There's now a --index-only option that makes soupault stop at metadata extraction. It just dumps the index data to a JSON file specified in the dump_json option, but doesn't generate any pages.

It will run widgets that are supposed to run before the index extraction though, if you've configured the extract_after_widgets option (the reading time plugin on this site is a good example of why this may be needed—that widget must run before metadata extraction so that the reading time can appear in the blog index page).

There are two use cases for this. First, it may be useful for people who want to generate an index page or an RSS/Atom/JSONFeed for a handwritten website. Second, it can be a step in a TeX-like workflow. Since soupault doesn't create page files on principle, the intended way to generate a blog archive or a list of all pages is to export the metadata to JSON and run it through a script that makes pages, then run soupault again to assemble a complete website. With --index-only, you can make that process faster.

Limiting index extraction to some pages or sections

You already could limit widgets to certain pages, sections, or path regular expressions. Now you can do the same for index extraction, if you want to index just a /blog section for example.

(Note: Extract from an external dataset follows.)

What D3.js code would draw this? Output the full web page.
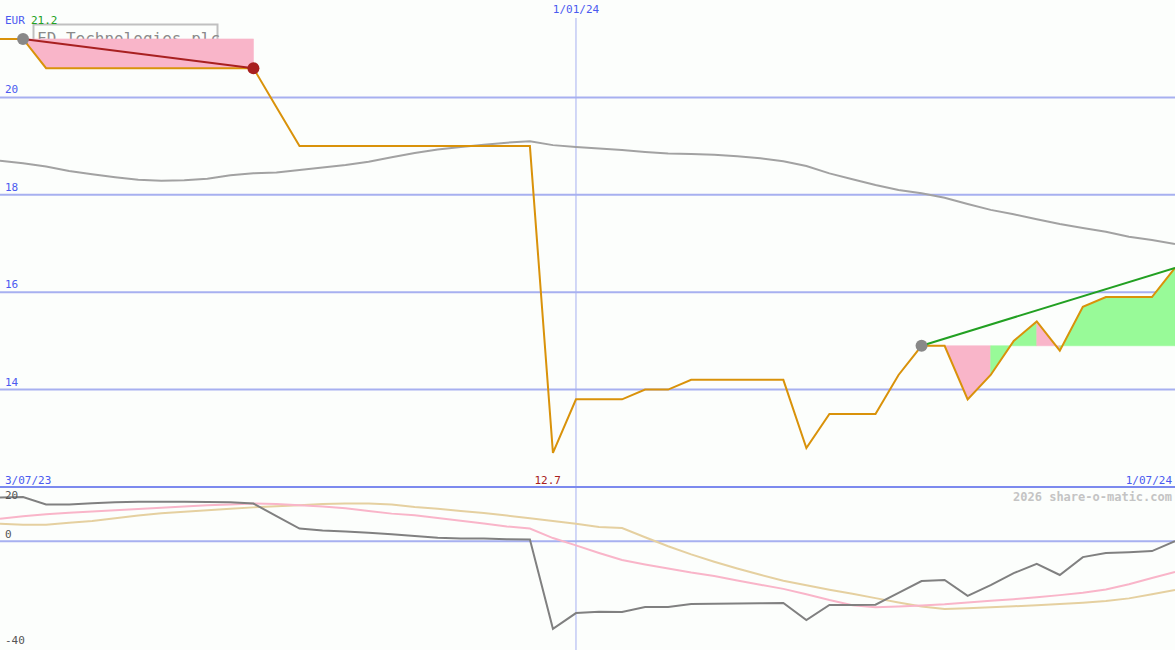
<!DOCTYPE html>
<html>
<head>
<meta charset="utf-8">
<script src="https://cdn.jsdelivr.net/npm/d3@7"></script>
<style>
html,body{margin:0;padding:0;background:#fcfefc;}
svg{display:block;}
text{font-family:"DejaVu Sans Mono",monospace;}
</style>
</head>
<body>
<svg id="chart" width="1175" height="650"></svg>
<script>
// ---- data ----
const dates = ["3/07/23","10/07/23","17/07/23","24/07/23","31/07/23","7/08/23","14/08/23","21/08/23","28/08/23","4/09/23",
"11/09/23","18/09/23","25/09/23","2/10/23","9/10/23","16/10/23","23/10/23","30/10/23","6/11/23","13/11/23",
"20/11/23","27/11/23","4/12/23","11/12/23","18/12/23","1/01/24","8/01/24","15/01/24","22/01/24","29/01/24",
"5/02/24","12/02/24","19/02/24","26/02/24","4/03/24","11/03/24","18/03/24","25/03/24","1/04/24","8/04/24",
"15/04/24","22/04/24","29/04/24","6/05/24","13/05/24","20/05/24","27/05/24","3/06/24","10/06/24","17/06/24",
"24/06/24","1/07/24"];
const price = [21.2,21.2,20.6,20.6,20.6,20.6,20.6,20.6,20.6,20.6,
20.6,20.6,19.8,19.0,19.0,19.0,19.0,19.0,19.0,19.0,
19.0,19.0,19.0,19.0,12.7,13.8,13.8,13.8,14.0,14.0,
14.2,14.2,14.2,14.2,14.2,12.8,13.5,13.5,13.5,14.3,
14.9,14.9,13.8,14.3,15.0,15.4,14.8,15.7,15.9,15.9,
15.9,16.5];
const movingAvg = [18.70,18.65,18.58,18.49,18.42,18.36,18.31,18.29,18.30,18.33,
18.40,18.44,18.46,18.51,18.56,18.61,18.68,18.77,18.86,18.93,
18.98,19.03,19.07,19.10,19.02,18.98,18.95,18.92,18.88,18.85,
18.84,18.82,18.79,18.75,18.69,18.59,18.44,18.32,18.20,18.10,
18.03,17.94,17.81,17.69,17.60,17.50,17.40,17.32,17.24,17.14,
17.07,16.99];
const momentum = [16.1,16.3,13.6,13.6,14.0,14.4,14.6,14.6,14.6,14.5,
14.4,13.9,9.3,4.7,4.0,3.6,3.2,2.6,2.0,1.3,
1.0,1.0,0.8,0.7,-32.2,-26.4,-25.9,-26.0,-24.2,-24.2,
-23.1,-23.0,-22.9,-22.8,-22.7,-29.0,-23.4,-23.4,-23.3,-19.0,
-14.6,-14.2,-20.1,-16.1,-11.7,-8.3,-12.4,-5.8,-4.3,-4.0,
-3.6,0.1];
const pinkLine = [8.3,9.2,10.0,10.5,11.0,11.4,11.9,12.4,12.8,13.3,
13.6,13.9,13.7,13.3,12.8,12.2,11.2,10.2,9.6,8.6,
7.6,6.6,5.5,4.7,1.2,-1.5,-4.3,-6.9,-8.5,-10.0,
-11.5,-12.8,-14.4,-16.0,-17.5,-19.5,-21.6,-23.5,-24.3,-24.0,
-23.6,-23.2,-22.5,-21.9,-21.3,-20.6,-19.8,-18.9,-17.7,-15.8,
-13.5,-11.3];
const tanLine = [6.5,6.1,6.1,6.8,7.5,8.5,9.5,10.3,10.9,11.4,
12.0,12.5,12.9,13.3,13.7,13.9,13.9,13.6,12.6,12.0,
11.2,10.4,9.5,8.5,7.5,6.5,5.3,4.9,1.5,-1.8,
-4.8,-7.5,-10.0,-12.3,-14.5,-16.2,-17.8,-19.3,-20.9,-22.5,
-24.0,-24.9,-24.6,-24.3,-23.9,-23.5,-23.1,-22.6,-22.0,-21.0,
-19.5,-17.9];
const priceTicks = [14,16,18,20];
const lowerTicks = [20,0,-40];
const trendSegments = [[1,11],[40,51]]; // index pairs
const title = "FD Technologies plc";
const currency = "EUR";
const midDate = "1/01/24";
const copyright = "2026 share-o-matic.com";

// ---- scales ----
const W = 1175, H = 650, SPLIT = 487;
const svg = d3.select("#chart");
const x = d3.scalePoint().domain(dates).range([0, W]);
const y = d3.scaleLinear().domain([12, 22]).range([SPLIT, 0]);
const y2 = d3.scaleLinear().domain([-40, 20]).range([H, SPLIT]);
const X = i => x(dates[i]);

svg.append("rect").attr("width", W).attr("height", H).attr("fill", "#fcfefc");

// gridlines top
svg.selectAll(".grid").data(priceTicks).join("line")
  .attr("x1", 0).attr("x2", W)
  .attr("y1", d => y(d)).attr("y2", d => y(d))
  .attr("stroke", "#a7b0f0").attr("stroke-width", 2);
svg.selectAll(".glab").data(priceTicks).join("text")
  .attr("x", 5).attr("y", d => y(d) - 4)
  .attr("font-size", 11).attr("fill", "#4a5af0").text(d => d);

// lower zero line
svg.append("line").attr("x1", 0).attr("x2", W).attr("y1", y2(0)).attr("y2", y2(0))
  .attr("stroke", "#a7b0f0").attr("stroke-width", 2);

// vertical date line
svg.append("line").attr("x1", x(midDate)).attr("x2", x(midDate))
  .attr("y1", 18).attr("y2", H).attr("stroke", "#a7b0f0").attr("stroke-width", 1);
svg.append("text").attr("x", x(midDate)).attr("y", 13).attr("text-anchor", "middle")
  .attr("font-size", 11).attr("fill", "#4a5af0").text(midDate);

// title box
svg.append("rect").attr("x", 33.5).attr("y", 24.5).attr("width", 184).attr("height", 26)
  .attr("fill", "#fcfefc").attr("stroke", "#c0c0c0").attr("stroke-width", 2);
svg.append("text").attr("x", 37).attr("y", 44).attr("font-size", 16).attr("fill", "#8a8a8a").text(title);

// currency label
svg.append("text").attr("x", 5).attr("y", 24).attr("font-size", 11).attr("fill", "#4a5af0").text(currency);
svg.append("text").attr("x", 31).attr("y", 24).attr("font-size", 11).attr("fill", "#22a022").text(d3.format(".1f")(price[0]));

// fills relative to anchor: merge consecutive intervals of the same colour
const area = d3.area().x(d => X(d.i)).y0(d => y(d.base)).y1(d => y(d.v));
trendSegments.forEach(([a, b]) => {
  const base = price[a];
  let run = null, runColor = null;
  const flush = () => {
    if (run) svg.append("path").attr("d", area(run)).attr("fill", runColor)
      .attr("stroke", runColor).attr("stroke-width", 0.6);
  };
  for (let i = a; i < b; i++) {
    const c = price[i + 1] > base ? "#98fa98" : "#f9b5c9";
    if (c !== runColor) {
      flush();
      run = [{i: i, v: price[i], base}];
      runColor = c;
    }
    run.push({i: i + 1, v: price[i + 1], base});
  }
  flush();
});

// moving average
const line = d3.line().x((d, i) => X(i)).y(d => y(d));
svg.append("path").attr("d", line(movingAvg)).attr("fill", "none")
  .attr("stroke", "#a2a2a2").attr("stroke-width", 2);

// price
svg.append("path").attr("d", line(price)).attr("fill", "none")
  .attr("stroke", "#d9920a").attr("stroke-width", 2);

// trend lines
const tColors = ["#a82020", "#22a022"];
trendSegments.forEach(([a, b], k) => {
  svg.append("line").attr("x1", X(a)).attr("y1", y(price[a])).attr("x2", X(b)).attr("y2", y(price[b]))
    .attr("stroke", tColors[k]).attr("stroke-width", 2);
});
// markers
svg.append("circle").attr("cx", X(trendSegments[0][0])).attr("cy", y(price[trendSegments[0][0]])).attr("r", 6).attr("fill", "#888");
svg.append("circle").attr("cx", X(trendSegments[0][1])).attr("cy", y(price[trendSegments[0][1]])).attr("r", 6).attr("fill", "#a82020");
svg.append("circle").attr("cx", X(trendSegments[1][0])).attr("cy", y(price[trendSegments[1][0]])).attr("r", 6).attr("fill", "#888");

// bottom labels of top panel
const minI = d3.minIndex(price);
svg.append("text").attr("x", 5).attr("y", 484).attr("font-size", 11).attr("fill", "#4a5af0").text(dates[0]);
svg.append("text").attr("x", X(minI) + 8).attr("y", 484).attr("text-anchor", "end")
  .attr("font-size", 11).attr("fill", "#a82020").text(d3.format(".1f")(price[minI]));
svg.append("text").attr("x", W - 3).attr("y", 484).attr("text-anchor", "end")
  .attr("font-size", 11).attr("fill", "#4a5af0").text(dates[dates.length - 1]);

// split axis line
svg.append("line").attr("x1", 0).attr("x2", W).attr("y1", SPLIT).attr("y2", SPLIT)
  .attr("stroke", "#7c8aee").attr("stroke-width", 2);

svg.append("text").attr("x", W - 3).attr("y", 501).attr("text-anchor", "end")
  .attr("font-size", 12).attr("font-weight", "bold").attr("fill", "#c4c4c4").text(copyright);

// lower panel lines
const line2 = d3.line().x((d, i) => X(i)).y(d => y2(d));
svg.append("path").attr("d", line2(tanLine)).attr("fill", "none").attr("stroke", "#e5d0a0").attr("stroke-width", 2);
svg.append("path").attr("d", line2(pinkLine)).attr("fill", "none").attr("stroke", "#f9b5c9").attr("stroke-width", 2);
svg.append("path").attr("d", line2(momentum)).attr("fill", "none").attr("stroke", "#808080").attr("stroke-width", 2);

// lower labels
svg.selectAll(".llab").data(lowerTicks).join("text")
  .attr("x", 5).attr("y", d => d === 20 ? 499 : (d === 0 ? 538 : 644))
  .attr("font-size", 11).attr("fill", "#555").text(d => d);
</script>
</body>
</html>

Likewise, you can also limit index extraction to a specific build profile.

Multiple selectors for preprocess_element widgets

It's now possible to use a list of selectors with preprocess_element widgets, to avoid redundancy in the configs.

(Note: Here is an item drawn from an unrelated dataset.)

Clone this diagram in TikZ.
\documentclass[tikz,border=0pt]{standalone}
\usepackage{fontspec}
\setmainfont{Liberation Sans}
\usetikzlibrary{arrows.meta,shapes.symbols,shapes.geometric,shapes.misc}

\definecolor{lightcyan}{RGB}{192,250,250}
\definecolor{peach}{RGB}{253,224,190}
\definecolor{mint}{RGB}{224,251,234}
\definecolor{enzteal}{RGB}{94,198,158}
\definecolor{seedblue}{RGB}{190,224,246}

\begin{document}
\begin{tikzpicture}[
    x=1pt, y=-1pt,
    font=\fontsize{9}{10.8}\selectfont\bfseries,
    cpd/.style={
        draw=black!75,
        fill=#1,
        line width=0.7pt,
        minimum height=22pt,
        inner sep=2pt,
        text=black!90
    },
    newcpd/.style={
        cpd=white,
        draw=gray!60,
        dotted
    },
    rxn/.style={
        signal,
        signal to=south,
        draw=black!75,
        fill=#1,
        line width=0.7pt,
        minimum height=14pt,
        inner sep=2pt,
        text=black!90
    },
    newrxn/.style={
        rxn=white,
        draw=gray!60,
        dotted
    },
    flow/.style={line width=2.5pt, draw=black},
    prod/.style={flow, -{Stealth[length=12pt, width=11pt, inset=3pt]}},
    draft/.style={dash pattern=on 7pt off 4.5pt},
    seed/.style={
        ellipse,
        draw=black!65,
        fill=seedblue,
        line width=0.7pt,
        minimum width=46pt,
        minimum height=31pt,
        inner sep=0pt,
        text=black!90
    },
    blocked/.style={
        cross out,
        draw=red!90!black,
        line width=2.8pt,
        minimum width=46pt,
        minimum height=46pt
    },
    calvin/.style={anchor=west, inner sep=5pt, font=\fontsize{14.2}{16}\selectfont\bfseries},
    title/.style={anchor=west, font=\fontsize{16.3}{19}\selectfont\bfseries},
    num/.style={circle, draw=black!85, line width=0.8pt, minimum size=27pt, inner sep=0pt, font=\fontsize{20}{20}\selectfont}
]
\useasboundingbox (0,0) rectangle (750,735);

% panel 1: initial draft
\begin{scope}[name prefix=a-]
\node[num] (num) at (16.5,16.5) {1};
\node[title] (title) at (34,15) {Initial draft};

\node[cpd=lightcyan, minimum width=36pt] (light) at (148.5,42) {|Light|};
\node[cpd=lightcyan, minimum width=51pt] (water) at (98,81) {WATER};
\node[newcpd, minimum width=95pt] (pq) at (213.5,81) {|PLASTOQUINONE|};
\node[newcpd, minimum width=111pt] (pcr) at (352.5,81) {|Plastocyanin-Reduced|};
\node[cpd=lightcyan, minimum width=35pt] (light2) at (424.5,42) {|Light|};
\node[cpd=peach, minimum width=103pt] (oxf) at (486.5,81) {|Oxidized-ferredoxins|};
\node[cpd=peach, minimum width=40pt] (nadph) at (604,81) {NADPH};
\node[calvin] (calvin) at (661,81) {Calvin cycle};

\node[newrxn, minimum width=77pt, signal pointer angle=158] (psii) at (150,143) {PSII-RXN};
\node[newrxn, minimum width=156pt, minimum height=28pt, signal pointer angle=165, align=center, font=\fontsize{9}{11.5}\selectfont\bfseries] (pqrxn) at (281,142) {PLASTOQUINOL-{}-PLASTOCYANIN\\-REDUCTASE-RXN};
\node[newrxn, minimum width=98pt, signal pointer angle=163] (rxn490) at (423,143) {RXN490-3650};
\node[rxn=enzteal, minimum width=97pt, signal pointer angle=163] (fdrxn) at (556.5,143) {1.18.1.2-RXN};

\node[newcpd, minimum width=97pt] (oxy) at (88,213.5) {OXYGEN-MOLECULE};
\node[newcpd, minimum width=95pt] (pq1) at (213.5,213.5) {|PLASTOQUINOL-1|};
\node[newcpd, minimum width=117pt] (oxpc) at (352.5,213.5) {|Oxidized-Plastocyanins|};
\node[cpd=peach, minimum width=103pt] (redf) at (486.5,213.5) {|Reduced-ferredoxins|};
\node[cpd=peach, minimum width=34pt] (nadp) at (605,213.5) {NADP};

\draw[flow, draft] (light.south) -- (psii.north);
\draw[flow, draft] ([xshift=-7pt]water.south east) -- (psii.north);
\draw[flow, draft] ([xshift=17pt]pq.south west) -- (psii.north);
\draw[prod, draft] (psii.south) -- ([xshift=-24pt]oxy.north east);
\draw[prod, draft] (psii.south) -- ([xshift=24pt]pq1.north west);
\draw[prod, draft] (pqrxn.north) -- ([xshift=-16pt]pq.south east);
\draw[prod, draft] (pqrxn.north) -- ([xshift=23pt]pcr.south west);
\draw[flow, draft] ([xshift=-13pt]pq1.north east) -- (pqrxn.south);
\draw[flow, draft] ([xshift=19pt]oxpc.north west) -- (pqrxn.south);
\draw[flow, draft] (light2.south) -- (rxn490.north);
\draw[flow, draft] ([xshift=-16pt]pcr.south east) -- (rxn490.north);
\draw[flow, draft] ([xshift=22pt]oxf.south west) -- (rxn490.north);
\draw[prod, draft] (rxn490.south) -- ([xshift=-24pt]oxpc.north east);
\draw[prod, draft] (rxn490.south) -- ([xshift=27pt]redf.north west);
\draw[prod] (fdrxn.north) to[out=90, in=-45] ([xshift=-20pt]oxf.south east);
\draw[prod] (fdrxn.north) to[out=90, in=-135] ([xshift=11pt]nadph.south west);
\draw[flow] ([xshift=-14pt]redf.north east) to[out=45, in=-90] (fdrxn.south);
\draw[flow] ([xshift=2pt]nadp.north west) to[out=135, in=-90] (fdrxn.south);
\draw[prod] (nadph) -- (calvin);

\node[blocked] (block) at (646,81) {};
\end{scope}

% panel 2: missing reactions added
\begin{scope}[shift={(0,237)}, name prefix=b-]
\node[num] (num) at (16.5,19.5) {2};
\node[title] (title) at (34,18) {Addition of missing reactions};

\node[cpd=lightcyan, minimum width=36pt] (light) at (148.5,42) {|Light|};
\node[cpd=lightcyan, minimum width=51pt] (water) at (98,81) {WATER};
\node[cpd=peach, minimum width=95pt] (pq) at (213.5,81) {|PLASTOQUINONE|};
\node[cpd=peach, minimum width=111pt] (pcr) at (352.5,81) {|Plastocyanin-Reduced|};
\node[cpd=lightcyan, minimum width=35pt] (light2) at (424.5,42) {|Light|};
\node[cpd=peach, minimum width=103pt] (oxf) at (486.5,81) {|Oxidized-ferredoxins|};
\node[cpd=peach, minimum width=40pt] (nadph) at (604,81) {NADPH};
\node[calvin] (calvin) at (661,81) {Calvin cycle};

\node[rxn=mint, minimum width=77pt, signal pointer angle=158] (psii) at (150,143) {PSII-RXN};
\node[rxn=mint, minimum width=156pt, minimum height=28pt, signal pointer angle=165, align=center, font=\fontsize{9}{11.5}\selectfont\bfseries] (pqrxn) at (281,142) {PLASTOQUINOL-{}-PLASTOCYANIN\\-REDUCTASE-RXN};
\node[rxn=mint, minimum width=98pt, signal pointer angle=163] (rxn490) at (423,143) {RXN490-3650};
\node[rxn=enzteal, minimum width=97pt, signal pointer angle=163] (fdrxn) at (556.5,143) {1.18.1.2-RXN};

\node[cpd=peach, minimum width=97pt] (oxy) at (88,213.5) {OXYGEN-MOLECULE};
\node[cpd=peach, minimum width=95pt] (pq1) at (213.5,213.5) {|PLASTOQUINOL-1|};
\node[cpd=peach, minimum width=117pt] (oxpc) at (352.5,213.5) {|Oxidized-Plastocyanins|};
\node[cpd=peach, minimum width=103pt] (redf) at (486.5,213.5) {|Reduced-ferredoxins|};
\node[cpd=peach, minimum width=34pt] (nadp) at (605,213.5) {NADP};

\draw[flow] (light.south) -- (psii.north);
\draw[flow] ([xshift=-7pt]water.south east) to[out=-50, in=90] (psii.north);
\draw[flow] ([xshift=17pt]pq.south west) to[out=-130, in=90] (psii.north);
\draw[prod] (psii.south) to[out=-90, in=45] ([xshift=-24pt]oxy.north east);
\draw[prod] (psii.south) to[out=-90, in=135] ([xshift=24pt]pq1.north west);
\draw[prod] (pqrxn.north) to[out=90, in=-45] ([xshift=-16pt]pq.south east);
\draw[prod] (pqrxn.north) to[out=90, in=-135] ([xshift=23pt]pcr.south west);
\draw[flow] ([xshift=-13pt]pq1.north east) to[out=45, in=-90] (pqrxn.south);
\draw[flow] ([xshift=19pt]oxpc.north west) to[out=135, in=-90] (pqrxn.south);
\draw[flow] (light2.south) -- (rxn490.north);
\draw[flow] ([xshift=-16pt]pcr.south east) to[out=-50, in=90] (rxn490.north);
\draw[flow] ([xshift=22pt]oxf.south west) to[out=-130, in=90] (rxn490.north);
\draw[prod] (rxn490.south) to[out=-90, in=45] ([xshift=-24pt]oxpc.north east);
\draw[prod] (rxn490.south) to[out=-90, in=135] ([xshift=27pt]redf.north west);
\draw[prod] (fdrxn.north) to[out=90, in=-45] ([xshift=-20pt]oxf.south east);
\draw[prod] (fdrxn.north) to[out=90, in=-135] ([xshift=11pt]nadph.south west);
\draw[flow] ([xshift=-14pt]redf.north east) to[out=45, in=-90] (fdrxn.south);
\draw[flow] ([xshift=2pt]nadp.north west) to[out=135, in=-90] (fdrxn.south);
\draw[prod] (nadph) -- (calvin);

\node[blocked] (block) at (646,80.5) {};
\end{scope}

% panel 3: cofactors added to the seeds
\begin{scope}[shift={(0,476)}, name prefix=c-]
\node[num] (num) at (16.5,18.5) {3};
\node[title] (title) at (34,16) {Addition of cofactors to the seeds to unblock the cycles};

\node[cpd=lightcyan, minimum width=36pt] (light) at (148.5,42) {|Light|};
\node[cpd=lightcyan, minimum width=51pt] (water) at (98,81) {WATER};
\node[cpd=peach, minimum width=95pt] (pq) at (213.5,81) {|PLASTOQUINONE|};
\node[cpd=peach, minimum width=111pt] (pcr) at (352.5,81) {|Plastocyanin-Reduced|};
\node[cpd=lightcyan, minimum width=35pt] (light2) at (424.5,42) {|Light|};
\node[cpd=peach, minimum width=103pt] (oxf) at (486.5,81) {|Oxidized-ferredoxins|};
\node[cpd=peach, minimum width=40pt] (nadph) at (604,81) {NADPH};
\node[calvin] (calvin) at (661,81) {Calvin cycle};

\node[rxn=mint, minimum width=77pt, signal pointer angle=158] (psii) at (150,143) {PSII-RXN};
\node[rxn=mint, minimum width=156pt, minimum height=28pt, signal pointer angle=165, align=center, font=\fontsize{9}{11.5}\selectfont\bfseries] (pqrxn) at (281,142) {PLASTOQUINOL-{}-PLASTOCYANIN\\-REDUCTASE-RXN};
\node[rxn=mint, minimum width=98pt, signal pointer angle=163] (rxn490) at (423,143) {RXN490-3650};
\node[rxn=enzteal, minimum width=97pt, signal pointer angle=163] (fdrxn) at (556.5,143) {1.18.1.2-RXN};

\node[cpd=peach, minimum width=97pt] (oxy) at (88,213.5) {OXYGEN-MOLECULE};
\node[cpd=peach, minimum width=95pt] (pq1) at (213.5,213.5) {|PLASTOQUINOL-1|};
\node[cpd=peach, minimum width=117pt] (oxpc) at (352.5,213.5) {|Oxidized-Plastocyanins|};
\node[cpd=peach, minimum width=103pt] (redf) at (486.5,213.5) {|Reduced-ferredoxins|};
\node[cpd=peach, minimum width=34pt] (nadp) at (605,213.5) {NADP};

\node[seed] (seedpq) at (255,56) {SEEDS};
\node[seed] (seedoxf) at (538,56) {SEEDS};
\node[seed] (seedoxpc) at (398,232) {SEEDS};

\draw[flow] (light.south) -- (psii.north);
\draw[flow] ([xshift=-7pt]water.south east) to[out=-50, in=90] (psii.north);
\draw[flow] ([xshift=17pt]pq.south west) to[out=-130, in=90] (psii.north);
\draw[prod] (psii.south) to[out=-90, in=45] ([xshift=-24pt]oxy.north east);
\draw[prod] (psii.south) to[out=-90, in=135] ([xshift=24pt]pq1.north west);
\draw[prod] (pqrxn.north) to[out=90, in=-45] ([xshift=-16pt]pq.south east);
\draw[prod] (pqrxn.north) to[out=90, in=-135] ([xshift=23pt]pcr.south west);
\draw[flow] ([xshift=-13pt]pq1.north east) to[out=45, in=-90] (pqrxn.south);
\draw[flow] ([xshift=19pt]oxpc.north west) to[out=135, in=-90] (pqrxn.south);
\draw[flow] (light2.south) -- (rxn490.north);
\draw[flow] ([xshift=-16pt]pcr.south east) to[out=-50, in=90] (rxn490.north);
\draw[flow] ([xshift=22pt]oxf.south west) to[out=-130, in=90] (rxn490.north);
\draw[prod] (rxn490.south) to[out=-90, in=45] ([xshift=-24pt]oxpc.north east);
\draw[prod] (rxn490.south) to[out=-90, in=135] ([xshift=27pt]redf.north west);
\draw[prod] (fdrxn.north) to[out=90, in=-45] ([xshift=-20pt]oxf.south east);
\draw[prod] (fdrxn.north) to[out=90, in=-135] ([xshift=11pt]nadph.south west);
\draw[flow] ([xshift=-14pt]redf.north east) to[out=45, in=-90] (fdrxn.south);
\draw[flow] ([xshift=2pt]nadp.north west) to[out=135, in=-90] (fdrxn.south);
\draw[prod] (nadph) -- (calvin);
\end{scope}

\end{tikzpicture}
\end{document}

[widgets.syntax-highlight]
  widget = "preprocess_element"
  selector = ["code", "pre"]
  ...

New plugin functions

It's now possible to extend soupault with plugins, external programs, or plugins that run external programs.

Specifically, there are now Sys.run_program and Sys.get_program_output functions that you can use in your plugins. It doesn't add much more expressive power, but it can make some things easier. For example, I use it in a plugin that takes a page modification date from git unless that page has a handwritten timestamp in <time id="last-modified">.

There are also functions for easily accessing children, descendants, and siblings of an element, functions for deleting and cloning element content, and a few more convenience functions.

Bug fixes

The title widget correctly removes all HTML tags from the title string (if there are any). It also doesn't add extra whitespace anymore. Both fixes were made by Thomas Letan.

CSS selector syntax errors are now handled gracefully. That took a pull request to lambdasoup.